**Exercise prompt**
Check each line of the material below for "chart", then copy the ones that contain it.

....................

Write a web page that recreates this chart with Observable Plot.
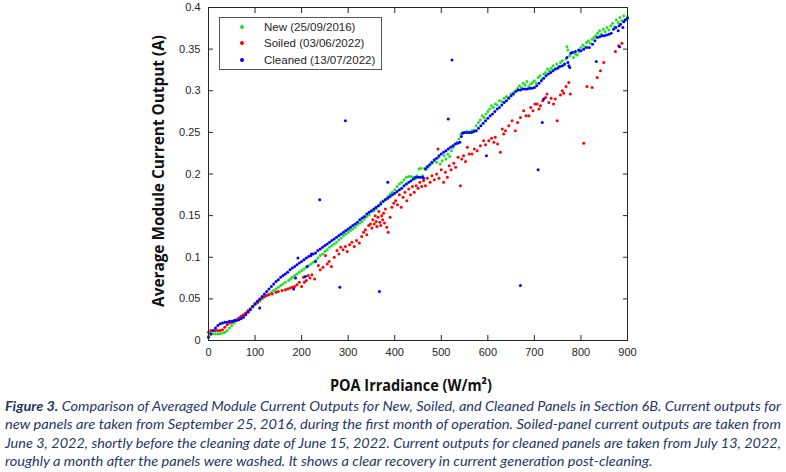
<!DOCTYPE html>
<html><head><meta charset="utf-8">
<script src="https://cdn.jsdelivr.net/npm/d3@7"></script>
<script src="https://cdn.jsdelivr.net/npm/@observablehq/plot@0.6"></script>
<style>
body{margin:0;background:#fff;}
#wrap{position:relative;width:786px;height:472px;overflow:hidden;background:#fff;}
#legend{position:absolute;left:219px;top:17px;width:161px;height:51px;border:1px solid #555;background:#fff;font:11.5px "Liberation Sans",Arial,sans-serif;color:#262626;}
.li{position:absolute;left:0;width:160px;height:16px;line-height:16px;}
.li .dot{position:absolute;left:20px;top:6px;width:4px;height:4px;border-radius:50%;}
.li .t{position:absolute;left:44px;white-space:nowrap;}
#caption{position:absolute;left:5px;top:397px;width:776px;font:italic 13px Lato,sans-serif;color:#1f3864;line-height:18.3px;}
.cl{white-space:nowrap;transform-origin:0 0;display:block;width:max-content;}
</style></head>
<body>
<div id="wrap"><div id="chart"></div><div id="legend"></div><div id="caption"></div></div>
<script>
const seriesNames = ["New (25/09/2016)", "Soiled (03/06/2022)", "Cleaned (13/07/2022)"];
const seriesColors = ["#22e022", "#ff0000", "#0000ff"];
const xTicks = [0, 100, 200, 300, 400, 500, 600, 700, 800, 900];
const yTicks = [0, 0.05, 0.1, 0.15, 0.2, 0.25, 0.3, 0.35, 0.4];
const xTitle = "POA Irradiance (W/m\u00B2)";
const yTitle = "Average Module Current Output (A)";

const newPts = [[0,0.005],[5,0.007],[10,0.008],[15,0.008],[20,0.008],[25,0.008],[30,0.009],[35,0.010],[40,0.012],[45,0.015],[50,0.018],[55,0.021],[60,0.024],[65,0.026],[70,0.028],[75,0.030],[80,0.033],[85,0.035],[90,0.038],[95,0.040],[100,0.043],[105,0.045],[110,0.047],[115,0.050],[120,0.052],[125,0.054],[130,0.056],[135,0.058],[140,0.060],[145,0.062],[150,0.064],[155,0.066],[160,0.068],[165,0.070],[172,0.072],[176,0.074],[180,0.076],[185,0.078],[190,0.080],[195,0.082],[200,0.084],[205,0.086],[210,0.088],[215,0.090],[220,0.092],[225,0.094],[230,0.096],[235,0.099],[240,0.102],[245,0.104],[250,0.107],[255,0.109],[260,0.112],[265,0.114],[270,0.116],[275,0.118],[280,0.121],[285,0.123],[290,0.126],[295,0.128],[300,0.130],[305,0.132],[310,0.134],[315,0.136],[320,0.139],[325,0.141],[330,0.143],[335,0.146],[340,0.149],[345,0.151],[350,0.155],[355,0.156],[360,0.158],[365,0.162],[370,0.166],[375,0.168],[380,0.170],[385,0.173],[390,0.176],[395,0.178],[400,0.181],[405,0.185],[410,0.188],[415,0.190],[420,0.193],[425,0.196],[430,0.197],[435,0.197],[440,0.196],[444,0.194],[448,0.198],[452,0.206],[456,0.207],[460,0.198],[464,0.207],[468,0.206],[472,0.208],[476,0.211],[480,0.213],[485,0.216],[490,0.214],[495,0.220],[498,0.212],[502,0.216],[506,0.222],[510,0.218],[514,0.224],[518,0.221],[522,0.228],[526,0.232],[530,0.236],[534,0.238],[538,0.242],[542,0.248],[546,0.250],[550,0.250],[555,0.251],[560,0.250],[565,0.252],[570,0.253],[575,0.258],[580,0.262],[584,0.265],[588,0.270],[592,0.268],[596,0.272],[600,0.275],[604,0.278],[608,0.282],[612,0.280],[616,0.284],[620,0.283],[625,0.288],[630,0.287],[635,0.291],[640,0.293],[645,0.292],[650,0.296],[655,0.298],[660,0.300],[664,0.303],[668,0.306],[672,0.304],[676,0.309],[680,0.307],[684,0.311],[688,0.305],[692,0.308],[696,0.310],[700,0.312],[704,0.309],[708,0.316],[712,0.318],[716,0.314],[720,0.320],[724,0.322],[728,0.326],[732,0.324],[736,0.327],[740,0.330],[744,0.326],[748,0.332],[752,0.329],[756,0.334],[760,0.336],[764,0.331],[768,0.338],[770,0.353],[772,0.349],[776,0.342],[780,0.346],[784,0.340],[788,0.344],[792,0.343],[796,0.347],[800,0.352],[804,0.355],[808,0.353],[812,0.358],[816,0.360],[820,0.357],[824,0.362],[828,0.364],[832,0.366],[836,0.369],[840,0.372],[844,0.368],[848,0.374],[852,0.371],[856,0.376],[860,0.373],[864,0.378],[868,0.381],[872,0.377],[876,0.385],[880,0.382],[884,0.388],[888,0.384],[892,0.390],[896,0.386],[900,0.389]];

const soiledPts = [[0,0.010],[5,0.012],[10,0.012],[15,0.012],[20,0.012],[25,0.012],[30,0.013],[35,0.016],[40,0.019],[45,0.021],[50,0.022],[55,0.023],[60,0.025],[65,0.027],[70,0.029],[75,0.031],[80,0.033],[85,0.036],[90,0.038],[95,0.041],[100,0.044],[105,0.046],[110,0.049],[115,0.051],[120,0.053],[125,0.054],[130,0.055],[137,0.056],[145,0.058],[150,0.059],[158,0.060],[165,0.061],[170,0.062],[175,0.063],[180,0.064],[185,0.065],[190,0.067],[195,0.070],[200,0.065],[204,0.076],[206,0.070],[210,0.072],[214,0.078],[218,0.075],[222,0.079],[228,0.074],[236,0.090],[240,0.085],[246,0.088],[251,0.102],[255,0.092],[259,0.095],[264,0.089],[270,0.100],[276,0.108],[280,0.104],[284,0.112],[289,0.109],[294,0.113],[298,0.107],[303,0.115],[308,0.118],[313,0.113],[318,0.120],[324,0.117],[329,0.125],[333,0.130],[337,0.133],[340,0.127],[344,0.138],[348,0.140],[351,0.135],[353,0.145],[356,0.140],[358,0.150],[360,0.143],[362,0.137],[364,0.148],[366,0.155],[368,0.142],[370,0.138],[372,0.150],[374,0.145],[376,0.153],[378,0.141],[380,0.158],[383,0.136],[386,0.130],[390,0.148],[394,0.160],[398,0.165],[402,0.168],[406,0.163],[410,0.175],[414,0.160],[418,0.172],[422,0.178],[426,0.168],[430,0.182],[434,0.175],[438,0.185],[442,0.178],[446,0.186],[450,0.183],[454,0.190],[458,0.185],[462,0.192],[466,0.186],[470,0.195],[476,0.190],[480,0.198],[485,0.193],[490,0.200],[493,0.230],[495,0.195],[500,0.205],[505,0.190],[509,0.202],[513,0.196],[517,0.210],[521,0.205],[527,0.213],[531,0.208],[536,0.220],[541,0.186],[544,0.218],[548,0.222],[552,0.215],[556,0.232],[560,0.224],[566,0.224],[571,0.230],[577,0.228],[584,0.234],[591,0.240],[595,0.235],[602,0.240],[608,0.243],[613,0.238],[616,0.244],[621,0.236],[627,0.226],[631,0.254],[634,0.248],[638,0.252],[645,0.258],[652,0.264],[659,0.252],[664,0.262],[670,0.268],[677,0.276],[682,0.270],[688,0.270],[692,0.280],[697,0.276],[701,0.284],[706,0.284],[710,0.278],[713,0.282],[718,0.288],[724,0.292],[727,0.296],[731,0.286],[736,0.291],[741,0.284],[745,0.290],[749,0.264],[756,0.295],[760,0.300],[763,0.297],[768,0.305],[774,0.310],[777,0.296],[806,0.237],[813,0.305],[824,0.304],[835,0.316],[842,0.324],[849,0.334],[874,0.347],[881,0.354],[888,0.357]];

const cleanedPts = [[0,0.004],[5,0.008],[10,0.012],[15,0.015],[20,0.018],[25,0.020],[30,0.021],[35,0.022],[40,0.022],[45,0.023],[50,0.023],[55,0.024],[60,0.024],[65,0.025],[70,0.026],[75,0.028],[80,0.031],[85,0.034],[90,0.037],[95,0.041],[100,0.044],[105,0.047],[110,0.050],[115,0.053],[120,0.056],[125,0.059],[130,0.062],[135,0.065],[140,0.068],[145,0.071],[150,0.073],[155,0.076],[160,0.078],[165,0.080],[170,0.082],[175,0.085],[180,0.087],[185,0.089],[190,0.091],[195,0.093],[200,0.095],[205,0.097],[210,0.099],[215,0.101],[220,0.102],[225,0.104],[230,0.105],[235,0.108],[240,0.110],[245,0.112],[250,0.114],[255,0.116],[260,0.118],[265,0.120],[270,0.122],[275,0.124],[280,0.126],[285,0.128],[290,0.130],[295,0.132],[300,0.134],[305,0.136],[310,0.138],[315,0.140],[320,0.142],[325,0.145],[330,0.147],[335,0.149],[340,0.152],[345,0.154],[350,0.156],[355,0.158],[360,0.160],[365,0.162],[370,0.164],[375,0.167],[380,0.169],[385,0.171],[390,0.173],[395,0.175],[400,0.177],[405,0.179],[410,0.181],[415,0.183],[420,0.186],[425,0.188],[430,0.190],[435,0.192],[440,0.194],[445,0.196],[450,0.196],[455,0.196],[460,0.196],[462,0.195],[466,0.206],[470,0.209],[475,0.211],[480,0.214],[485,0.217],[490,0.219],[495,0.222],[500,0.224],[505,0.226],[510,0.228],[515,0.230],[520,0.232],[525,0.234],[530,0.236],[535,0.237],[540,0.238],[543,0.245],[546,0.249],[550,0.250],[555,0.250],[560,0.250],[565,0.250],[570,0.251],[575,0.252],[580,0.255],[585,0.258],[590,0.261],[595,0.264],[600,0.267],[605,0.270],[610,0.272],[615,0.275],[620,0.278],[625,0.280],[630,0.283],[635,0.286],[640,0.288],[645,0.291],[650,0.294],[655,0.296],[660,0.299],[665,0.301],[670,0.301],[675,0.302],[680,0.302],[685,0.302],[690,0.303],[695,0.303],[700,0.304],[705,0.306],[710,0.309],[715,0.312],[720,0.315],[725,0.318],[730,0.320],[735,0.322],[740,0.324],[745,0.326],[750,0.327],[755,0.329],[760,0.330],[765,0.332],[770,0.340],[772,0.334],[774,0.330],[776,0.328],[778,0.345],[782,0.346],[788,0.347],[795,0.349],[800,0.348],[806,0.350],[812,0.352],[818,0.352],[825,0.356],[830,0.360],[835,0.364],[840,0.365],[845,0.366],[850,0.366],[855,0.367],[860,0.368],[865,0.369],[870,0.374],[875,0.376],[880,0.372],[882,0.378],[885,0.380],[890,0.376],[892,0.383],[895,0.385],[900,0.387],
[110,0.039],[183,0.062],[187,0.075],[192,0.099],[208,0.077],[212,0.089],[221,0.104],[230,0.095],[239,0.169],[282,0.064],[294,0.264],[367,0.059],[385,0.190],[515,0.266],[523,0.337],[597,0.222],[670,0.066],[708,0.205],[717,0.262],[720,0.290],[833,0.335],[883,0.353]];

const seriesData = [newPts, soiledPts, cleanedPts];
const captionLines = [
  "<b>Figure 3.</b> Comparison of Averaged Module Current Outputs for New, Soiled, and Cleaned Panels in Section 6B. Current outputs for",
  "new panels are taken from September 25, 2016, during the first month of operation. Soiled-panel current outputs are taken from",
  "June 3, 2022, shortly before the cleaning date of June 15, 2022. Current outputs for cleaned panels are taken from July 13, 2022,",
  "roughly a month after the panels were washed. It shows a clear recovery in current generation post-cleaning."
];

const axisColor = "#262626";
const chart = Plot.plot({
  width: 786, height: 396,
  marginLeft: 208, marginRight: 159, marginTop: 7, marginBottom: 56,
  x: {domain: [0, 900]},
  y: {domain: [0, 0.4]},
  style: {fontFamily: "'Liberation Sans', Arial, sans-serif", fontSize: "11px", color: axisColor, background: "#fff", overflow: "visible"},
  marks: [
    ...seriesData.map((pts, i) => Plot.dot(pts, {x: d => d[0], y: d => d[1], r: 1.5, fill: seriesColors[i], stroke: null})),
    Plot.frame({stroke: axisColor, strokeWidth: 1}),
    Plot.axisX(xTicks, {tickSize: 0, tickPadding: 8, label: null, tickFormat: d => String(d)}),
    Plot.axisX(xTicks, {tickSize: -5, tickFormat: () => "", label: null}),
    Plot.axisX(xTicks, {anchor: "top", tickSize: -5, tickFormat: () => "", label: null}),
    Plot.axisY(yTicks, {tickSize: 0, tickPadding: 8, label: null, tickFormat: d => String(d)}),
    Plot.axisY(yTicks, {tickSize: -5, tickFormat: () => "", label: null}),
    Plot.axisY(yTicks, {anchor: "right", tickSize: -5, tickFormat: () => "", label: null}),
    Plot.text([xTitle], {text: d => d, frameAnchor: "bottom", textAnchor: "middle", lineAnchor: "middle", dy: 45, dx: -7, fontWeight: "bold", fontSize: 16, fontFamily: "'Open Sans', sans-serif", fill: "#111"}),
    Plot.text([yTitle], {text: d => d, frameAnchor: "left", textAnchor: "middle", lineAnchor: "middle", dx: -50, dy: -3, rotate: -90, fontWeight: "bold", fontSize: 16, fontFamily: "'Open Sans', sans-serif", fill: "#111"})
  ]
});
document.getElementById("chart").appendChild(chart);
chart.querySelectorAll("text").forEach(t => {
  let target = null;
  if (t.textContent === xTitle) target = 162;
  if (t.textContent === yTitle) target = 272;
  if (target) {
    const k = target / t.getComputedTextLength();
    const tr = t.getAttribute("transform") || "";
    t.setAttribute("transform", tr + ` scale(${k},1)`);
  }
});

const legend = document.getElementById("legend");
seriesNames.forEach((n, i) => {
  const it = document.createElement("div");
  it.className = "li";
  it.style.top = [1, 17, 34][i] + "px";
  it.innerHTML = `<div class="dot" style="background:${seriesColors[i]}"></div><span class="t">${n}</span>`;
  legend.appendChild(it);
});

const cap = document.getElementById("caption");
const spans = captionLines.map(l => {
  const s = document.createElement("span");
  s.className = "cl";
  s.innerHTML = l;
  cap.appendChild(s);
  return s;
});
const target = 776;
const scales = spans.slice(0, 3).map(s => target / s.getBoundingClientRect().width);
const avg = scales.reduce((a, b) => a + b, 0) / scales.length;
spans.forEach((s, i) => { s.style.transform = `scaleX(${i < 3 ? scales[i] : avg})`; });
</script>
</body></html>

....................

**Solution to this exercise**
Write a web page that recreates this chart with Observable Plot.
<div id="wrap"><div id="chart"></div><div id="legend"></div><div id="caption"></div></div>
const chart = Plot.plot({
document.getElementById("chart").appendChild(chart);
chart.querySelectorAll("text").forEach(t => {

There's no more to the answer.